Wide Awake is their debut album, and it spans a rather wide spectrum between Celtic and rock. Both members are fans of Radiohead, so some of that influence can be heard. Buchanan, in addition to his fiddle and vocals, serves as multi-instrumentalist on this self-produced album, playing electric and acoustic guitar and keyboards. On Wide Awake, they are joined by additional musicians, including bassist Chico Huff, who has previously collaborated with Burning Bridget Cleary, and drummer Bruce McCarthy, who interestingly, performed his drum parts in a studio in Canada. There is a fair amount of original material. Ironically, the most-traditional-sounding pieces on the album are the original instrumentals, but they also do some straight-out rock tunes with Buchanan’s electric guitar cranked up practically to punk-rock levels at times, while Ms Baldino’s fiddle can fit in with the energy level. Making the electric material more interesting, it’s sometimes at an art-rock level of musical sophistication.

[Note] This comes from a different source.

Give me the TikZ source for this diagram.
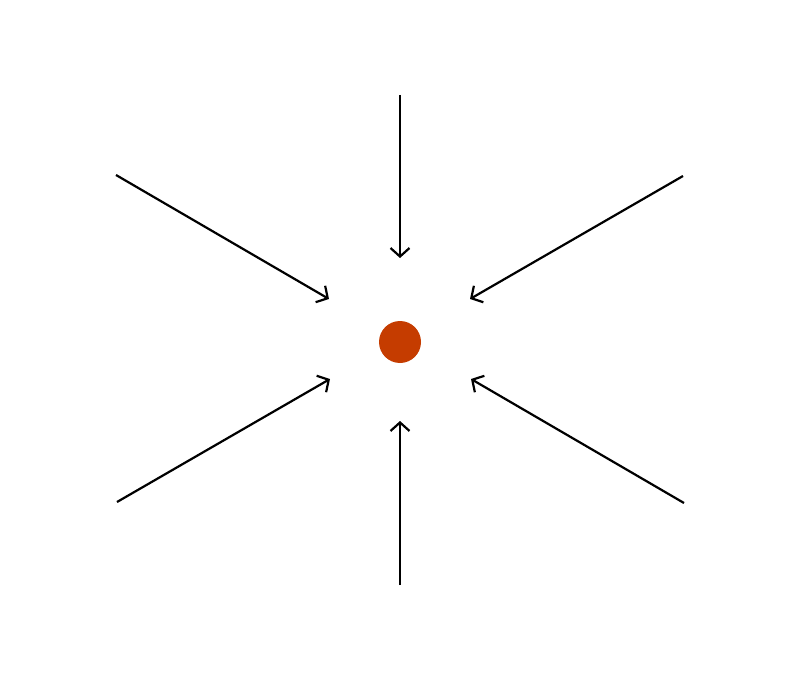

Leading off is an instrumental piece called The Pinnacle, a traditional-style medley of three jigs, all original compositions. Though the fiddles dominate, it definitely has a rock flavor with the drums and bass. The compositions are quite good and provide a nice flow from one to another. <<>>

That leads into The Nightmare, one of the rock tunes, with lyrics to match the title. But there is still some Celtic influence from the fiddle parts. <<>>

One of the better original rock tunes on the album called Memory, whose lyrics are about being happy about a romantic breakup, while the musical aspect shows originality and compositional sophistication. <<>>

On the other hand House of Hamill goes all-out-rock on a piece called Daydream which unfortunately is permeated with contemporary pop cliches, such as the Coldplay-styled loud-section. <<>>

The group makes up for that with another traditional-style medley of instrumental pieces called Guns of the Magnificent Seven, which in this case consists of mostly traditional material. Ms. Baldino’s fiddle work is impressive. <<>>

The group ventures successfully into something close to art rock on a track called Flashback with the rock electric sound but it’s an interesting composition with a complicated rhythmic structure. <<>>

Another highlight of the album is the traditional piece Son Ar Rost, a plaintive -sounding instrumental played mainly on the two fiddles throughout with some overdubbing. <<>>

The album ends with another of its more memorable tracks, an imaginative instrumental arrangement of the Nirvana tune Heart Shaped Box, dominated by the fiddles. <<>>

Wide Awake, the new debut album by the Philadelphia-area duo House of Hamill is a worthwhile addition to the Celtic-rock fusion canon. With both key members being fiddle players, the Celtic influence can still be heard no matter how hard the band rocks out, and when they do traditional-sounding material, the results are outstanding. The album’s music spans the full range from the very electric and rock-oriented to the acoustic, with some of the most authentic-sounding material being original compositions. Once in a while, I think they try a little too hard to sound like a rock band, but for the most part, they excel at just about every part of the Celtic-to-rock spectrum on the album. The added musicians fill out the sound and give the duo more of a band texture on the record.

Our grade for sonic quality is about an A-minus. The sound is generally clean, and the studio effects on the instruments are tastefully handled. But I can’t give it a full grade “A” because of the typical over-used compression, robbing the music of dynamic range in the blind pursuit of artificial loudness.

There have been quite a few Celtic-rock groups over the years, ranging from bands like the Pogues to Shooglenifty to Brian Buchanan’s band Enter the Haggis. Buchanan and his colleague Rose Baldino in their collaboration House of Hamill, on their debut album, have already shown themselves to one of the best such hybrids in recent years.